De resto, ele se mostra sereno. "Foram dadas instruções no mais alto nível para que ninguém toque em mim", gaba-se. Além disso, ele diz contar com "simpatizantes em todo lugar, no Kremlin, no Banco central, na companhia Rosoboronexport (que gera a venda das armas), no FSB (serviço secreto, antigo KGB), no tribunal, em meio à polícia", e até mesmo na hierarquia da Igreja ortodoxa, onde ele garante ter passe livre.

Para ele, não há espaço para nenhuma dúvida, "as idéias do nacional-socialismo acabarão triunfando na Rússia" porque "o terreno é fértil". Ele compara a situação do país com aquela da República de Weimar (1919-1933), que precedeu a Alemanha hitleriana. Aliás, conforme afirma ainda Dmitri Diomouchkin, "um número cada vez maior de jovens vem tendo uma boa opinião de Adolf Hitler". Eventos tais como aqueles de Kondopoga, "se reproduzirão, com certeza, uma vez que muitos grupos estão trabalhando nisso", acrescenta. "A partida de tudo isso foi dada por nós.

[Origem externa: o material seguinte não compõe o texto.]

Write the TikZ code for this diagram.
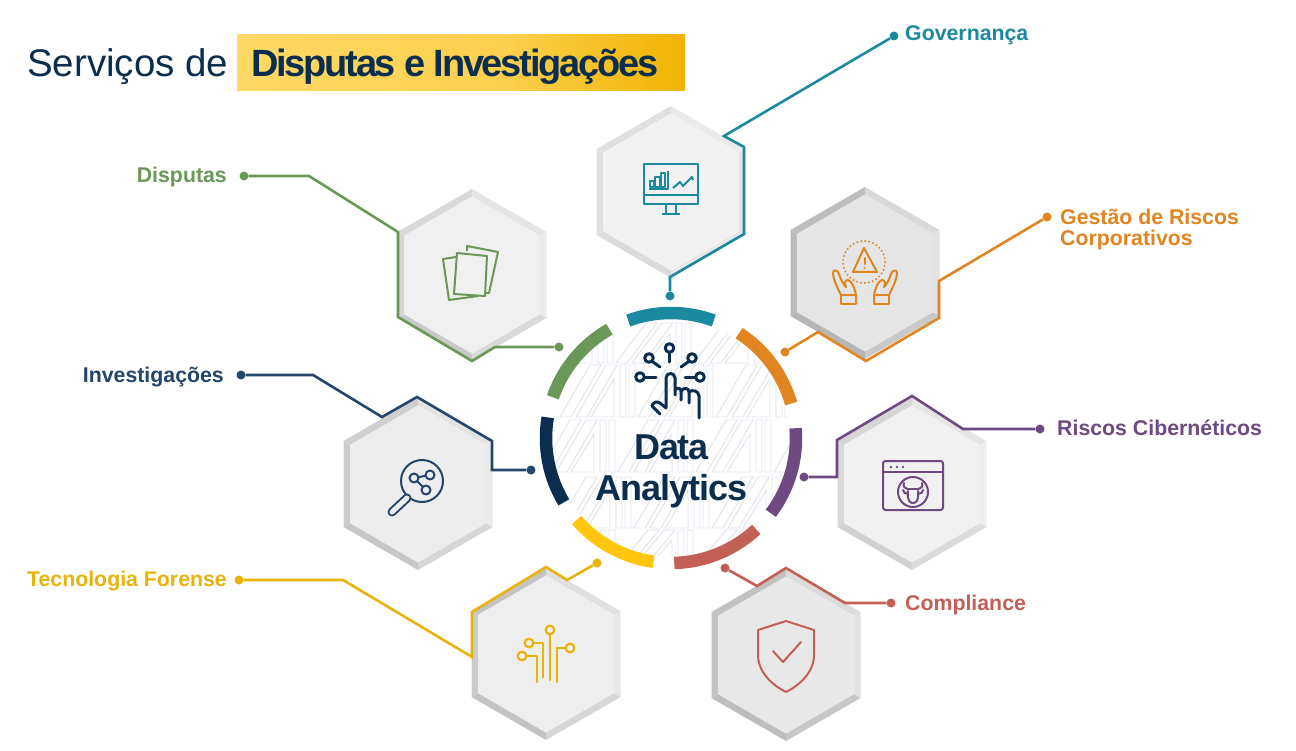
\documentclass[tikz,border=0pt]{standalone}
\usepackage{fontspec}
\setmainfont{Liberation Sans}
\newfontfamily\tightfont[LetterSpace=-5.9]{Liberation Sans}
\newfontfamily\tightb[LetterSpace=-3.0]{Liberation Sans}
\definecolor{navy}{HTML}{0B2E4F}
\definecolor{navyl}{HTML}{25466B}
\definecolor{teal}{HTML}{1B8AA0}
\definecolor{orangeA}{HTML}{E08520}
\definecolor{greenA}{HTML}{6A9858}
\definecolor{purpleA}{HTML}{6F4A82}
\definecolor{redA}{HTML}{C45F55}
\definecolor{yellowA}{HTML}{FFC60B}
\definecolor{yellowB}{HTML}{E8B40A}
\definecolor{patt}{HTML}{DFE3EC}
\definecolor{tA}{HTML}{FFD966}
\definecolor{tB}{HTML}{FBCF4E}
\definecolor{tC}{HTML}{F0B400}
\pgfdeclarehorizontalshading{titlegrad}{100bp}{color(0bp)=(tA); color(25bp)=(tA); color(55bp)=(tB); color(75bp)=(tC); color(100bp)=(tC)}
\newcommand{\hexa}[9]{%
 \fill[fill=#4] (#1,#2-86) -- (#1,#2-78.5) -- (#1-67.8,#2-39.2) -- (#1-74.5,#2-43) -- cycle;
 \fill[fill=#5] (#1,#2-86) -- (#1,#2-78.5) -- (#1+67.8,#2-39.2) -- (#1+74.5,#2-43) -- cycle;
 \fill[fill=#6] (#1+74.5,#2-43) -- (#1+67.8,#2-39.2) -- (#1+67.8,#2+39.2) -- (#1+74.5,#2+43) -- cycle;
 \fill[fill=#7] (#1+74.5,#2+43) -- (#1+67.8,#2+39.2) -- (#1,#2+78.5) -- (#1,#2+86) -- cycle;
 \fill[fill=#8] (#1-74.5,#2+43) -- (#1-67.8,#2+39.2) -- (#1,#2+78.5) -- (#1,#2+86) -- cycle;
 \fill[fill=#9] (#1-74.5,#2-43) -- (#1-67.8,#2-39.2) -- (#1-67.8,#2+39.2) -- (#1-74.5,#2+43) -- cycle;
 \fill[fill=#3] (#1,#2-78.5) -- (#1+67.8,#2-39.2) -- (#1+67.8,#2+39.2) -- (#1,#2+78.5) -- (#1-67.8,#2+39.2) -- (#1-67.8,#2-39.2) -- cycle;
}
\newcommand{\ringarc}[3]{%
 \draw[ring,#3] ({671+125*cos(#1)},{438-125*sin(#1)}) arc[start angle={-(#1)},end angle={-(#2)},radius=125];
}
\newcommand{\motif}{%
 (0,52)--(30,0)--(41,0)--(11,52)--cycle
 (16,52)--(46,0)--(57,0)--(27,52)--cycle
 (31,52)--(54,14)--(54,52)--cycle
 (60,0)--(60,52)--(66,52)--(66,0)--cycle
 (69,0)--(69,52)--(75,52)--(75,0)--cycle
}
\tikzset{
 ring/.style={line width=12.5pt,line cap=butt},
 conn/.style={line width=2.6pt,line join=miter},
 enddot/.style={circle,inner sep=0pt,minimum size=9pt},
 lab/.style={font=\fontsize{21.3}{21.3}\selectfont\bfseries,inner sep=0pt},
 icon/.style={line width=2pt,line join=round,line cap=round},
}
\begin{document}
\begin{tikzpicture}[x=1pt,y=-1pt]
\useasboundingbox (0,0) rectangle (1296,751);
\fill[white] (0,0) rectangle (1296,751);
% title
\shade[shading=titlegrad] (237,35) rectangle (685,91);
\node[anchor=base west,inner sep=0pt,text=navy,font=\fontsize{38.5}{38.5}\selectfont] (t1) at (27,77) {Serviços de};
\node[anchor=base west,inner sep=0pt,text=navy,font=\tightfont\fontsize{38}{38}\selectfont\bfseries] (t2) at (251,77) {Disputas e Investigações};
% hexagons
\hexa{671}{192}{black!5}{black!12}{black!8}{black!11}{black!9}{black!14}{black!12}
\hexa{865}{273}{black!10}{black!26}{black!15}{black!11}{black!21}{black!29}{black!27}
\hexa{472}{275}{black!6}{black!15}{black!10}{black!8}{black!15}{black!21}{black!17}
\hexa{418}{484}{black!7}{black!19}{black!11}{black!8}{black!16}{black!22}{black!20}
\hexa{912}{484}{black!5.5}{black!16}{black!10}{black!6.5}{black!14}{black!18}{black!15}
\hexa{546}{654}{black!6.5}{black!23}{black!12}{black!9}{black!16}{black!23}{black!20}
\hexa{786}{655}{black!9}{black!24}{black!14}{black!11}{black!22}{black!26}{black!24}
% central pattern
\begin{scope}
\clip (671,438) circle[radius=119];
\foreach \rx/\ry/\sy in {538/323/0.77, 560/365/1, 540/420/1, 556/477/0.98, 540/530/0.7}{
 \foreach \i in {0,1,2,3}{
  \draw[patt,line width=0.9pt,shift={(\rx+\i*78,\ry)},yscale=\sy] \motif;
 }
}
\end{scope}
% ring
\ringarc{70}{110}{teal}
\ringarc{57}{16}{orangeA}
\ringarc{4.5}{-37}{purpleA}
\ringarc{-47}{-88.5}{redA}
\ringarc{262}{221}{yellowA}
\ringarc{211}{170.5}{navy}
\ringarc{161}{119.5}{greenA}
% connectors
\node[enddot,fill=teal] (govA) at (894,36) {};
\node[enddot,fill=teal] (govB) at (670,296) {};
\draw[conn,teal] (govA) -- (724,136) -- (744,147) -- (744,234) -- (670,277) -- (govB);
\node[enddot,fill=orangeA] (riskA) at (1047,217) {};
\node[enddot,fill=orangeA] (riskB) at (785,352) {};
\draw[conn,orangeA] (riskA) -- (939,281) -- (939,318) -- (866,361) -- (818,332) -- (riskB);
\node[enddot,fill=greenA] (dispA) at (244,176) {};
\node[enddot,fill=greenA] (dispB) at (559,347) {};
\draw[conn,greenA] (dispA) -- (309,176) -- (398,232) -- (398,317) -- (472,361) -- (495,347) -- (dispB);
\node[enddot,fill=navyl] (invA) at (241,375) {};
\node[enddot,fill=navyl] (invB) at (531,470) {};
\draw[conn,navyl] (invA) -- (313,375) -- (382,417) -- (417,397) -- (492,441) -- (492,470) -- (invB);
\node[enddot,fill=purpleA] (cybA) at (1040,429) {};
\node[enddot,fill=purpleA] (cybB) at (804,477) {};
\draw[conn,purpleA] (cybA) -- (963,429) -- (912,396) -- (837,440) -- (837,477) -- (cybB);
\node[enddot,fill=yellowB] (tecA) at (239,580) {};
\node[enddot,fill=yellowB] (tecB) at (597,563) {};
\draw[conn,yellowB] (tecA) -- (343,580) -- (472,657) -- (472,612) -- (546,567) -- (567,580) -- (tecB);
\node[enddot,fill=redA] (comA) at (891,603) {};
\node[enddot,fill=redA] (comB) at (725,568) {};
\draw[conn,redA] (comA) -- (845,603) -- (786,568) -- (757,586) -- (comB);
% labels
\node[lab,anchor=base west,text=teal] (lGov) at (905,41) {Governança};
\node[lab,anchor=base west,text=orangeA] (lRisk1) at (1060,225) {Gestão de Riscos};
\node[lab,anchor=base west,text=orangeA] (lRisk2) at (1060,246) {Corporativos};
\node[lab,anchor=base west,text=purpleA] (lCyb) at (1057,435) {Riscos Cibernéticos};
\node[lab,anchor=base west,text=redA] (lCom) at (905,610) {Compliance};
\node[lab,anchor=base east,text=greenA] (lDis) at (227,183) {Disputas};
\node[lab,anchor=base east,text=navyl] (lInv) at (224,382) {Investigações};
\node[lab,anchor=base east,text=yellowB] (lTec) at (227,586) {Tecnologia Forense};
% centre text
\node[anchor=base,inner sep=0pt,text=navy,font=\tightb\fontsize{36}{36}\selectfont\bfseries] (dA) at (671.5,459) {Data};
\node[anchor=base,inner sep=0pt,text=navy,font=\tightb\fontsize{36}{36}\selectfont\bfseries] (dB) at (671.5,500) {Analytics};
% hand icon
\begin{scope}[icon,navy,line width=3pt]
 \foreach \cx/\cy in {669.5/348,649/358,692/358,640/377,700/377}{\draw (\cx,\cy) circle[radius=4.3];}
 \draw (669.5,353) -- (669.5,362);
 \draw (653,362) -- (660,367);
 \draw (688,362) -- (681,367);
 \draw (645,377) -- (656,377);
 \draw (695,377) -- (685,377);
 \draw (660,414) -- (652,406) .. controls (653,402) and (657,401) .. (660,403) -- (666,408) -- (666,378) .. controls (666,372) and (675,372) .. (675,378) -- (675,395);
 \draw (675,390) .. controls (677,387) and (681,388) .. (681,391) -- (681,400);
 \draw (681,391) .. controls (684,387) and (689,388) .. (689,392) -- (689,403);
 \draw (689,392) .. controls (692,389) and (699,391) .. (699,396) -- (699,418);
\end{scope}
% monitor icon
\begin{scope}[icon,teal,line cap=butt]
 \draw (644,164) rectangle (698,204);
 \draw (644,195) -- (698,195);
 \draw (666,204) -- (666,214) (676,204) -- (676,214) (662,214) -- (680,214);
 \draw (668,171) -- (668,189) -- (649,189);
 \draw (650,187) rectangle (654,181) (655,187) rectangle (660,177) (661,187) rectangle (665,173);
 \draw (673,188) -- (680,182) -- (683,186) -- (692,177) -- (693,180);
\end{scope}
% warning hands icon
\begin{scope}[icon,orangeA]
 \draw[line width=2.2pt,dash pattern=on 0pt off 4pt] (864,262) circle[radius=21];
 \draw (864,248) -- (853,272) -- (877,272) -- cycle;
 \draw (864.5,258) -- (864.5,264);
 \fill (864.5,268) circle[radius=1.1];
 \foreach \sx in {1,-1}{
  \begin{scope}[shift={(865,0)},xscale=\sx,shift={(-865,0)}]
  \draw (841,295) .. controls (836,285) and (833,278) .. (833,273) .. controls (833,269) and (838,270) .. (839,274) .. controls (841,280) and (843,284) .. (846,287);
  \draw (846,287) .. controls (844,283) and (845,280) .. (848,280) .. controls (852,281) and (855,289) .. (856,295);
  \draw (841,295) rectangle (856,304);
  \end{scope}
 }
\end{scope}
% docs icon
\begin{scope}[icon,greenA,line cap=butt]
 \draw (457,253) -- (487,256) -- (485,296) -- (454,294) -- cycle;
 \draw (456,257) -- (443,259) -- (449,300) -- (478,296);
 \draw (467,251) -- (467,246) -- (498,252) -- (489,293) -- (486,293);
\end{scope}
% search icon
\begin{scope}[icon,navyl]
 \draw (422,481) circle[radius=21];
 \draw (414,478) -- (430,475) (414,478) -- (426,490);
 \foreach \cx/\cy in {414/478,430/475,426/490}{\draw[fill=black!7] (\cx,\cy) circle[radius=4.5];}
 \draw[line width=9pt] (392,512) -- (407,498);
 \draw[line width=5pt,black!7] (392,512) -- (407,498);
\end{scope}
% browser bug icon
\begin{scope}[icon,purpleA]
 \draw[rounded corners=2.5pt] (883,461) rectangle (943,510);
 \draw (883,472) -- (943,472);
 \foreach \cx in {891,897,903}{\fill (\cx,467) circle[radius=1.4];}
 \draw (913,492) circle[radius=15];
 \draw (908,489) -- (918,489);
 \draw (908,491) .. controls (907,501) and (910,503) .. (913,503) .. controls (916,503) and (919,501) .. (918,491);
 \foreach \sx in {1,-1}{
  \begin{scope}[shift={(913,0)},xscale=\sx,shift={(-913,0)}]
  \draw (908,489) .. controls (904,488) and (903,486) .. (904,483);
  \draw (908,494) .. controls (905,494) and (903,492) .. (903,490);
  \end{scope}
 }
\end{scope}
% circuit icon
\begin{scope}[icon,yellowB,line width=2.2pt]
 \foreach \cx/\cy in {550/630,529/643,522/656,570/648}{\draw (\cx,\cy) circle[radius=4.3];}
 \draw (550,634.5) -- (550,680);
 \draw (533.5,643) -- (543,643) -- (543,677);
 \draw (526.5,656) -- (537,656) -- (537,682);
 \draw (565.5,648) -- (557,648) -- (557,682);
\end{scope}
% shield icon
\begin{scope}[icon,redA]
 \draw (786,621) -- (758,630) -- (758,655) .. controls (758,672) and (772,685) .. (786,692) .. controls (800,685) and (814,672) .. (814,655) -- (814,630) -- cycle;
 \draw (773,651) -- (783,662) -- (801,642);
\end{scope}
\end{tikzpicture}
\end{document}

A rua está conosco. O governo que está no poder precisa se conformar com as nossas idéias ou então ir embora".

Não lhe parece estranho que as idéias do nacional-socialismo seduzam uma audiência no país que entre todos pagou o mais pesado tributo - 27 milhões de mortos - na luta contra o nazismo? "Muitos deles não vêem essas idéias como nazistas, e, além disso, para muitos outros, Hitler não causou mal algum, a não ser por ter atacado a URSS", explica Alexandre Verkhovski, da ONG Sova, especializada na análise da xenofobia crescente.

Em relação à empolgação pela simbólica nazista, "ela não data de ontem", constata Verkhovski. No final dos anos 70, todos os russos acompanharam com paixão os episódios da novela "17 Momentos da Primavera". A série narrava as façanhas de um espião soviético, Chtirlitz, infiltrado durante a guerra nas estruturas nazistas. O uniforme da Waffen-SS ficava tão bem em Chtirlitz que uma empolgação nasceu. "No pátio da escola, todos os moleques brincavam de Chtirlitz e acenavam com a saudação nazista", recorda-se Alexandre Verkhovski.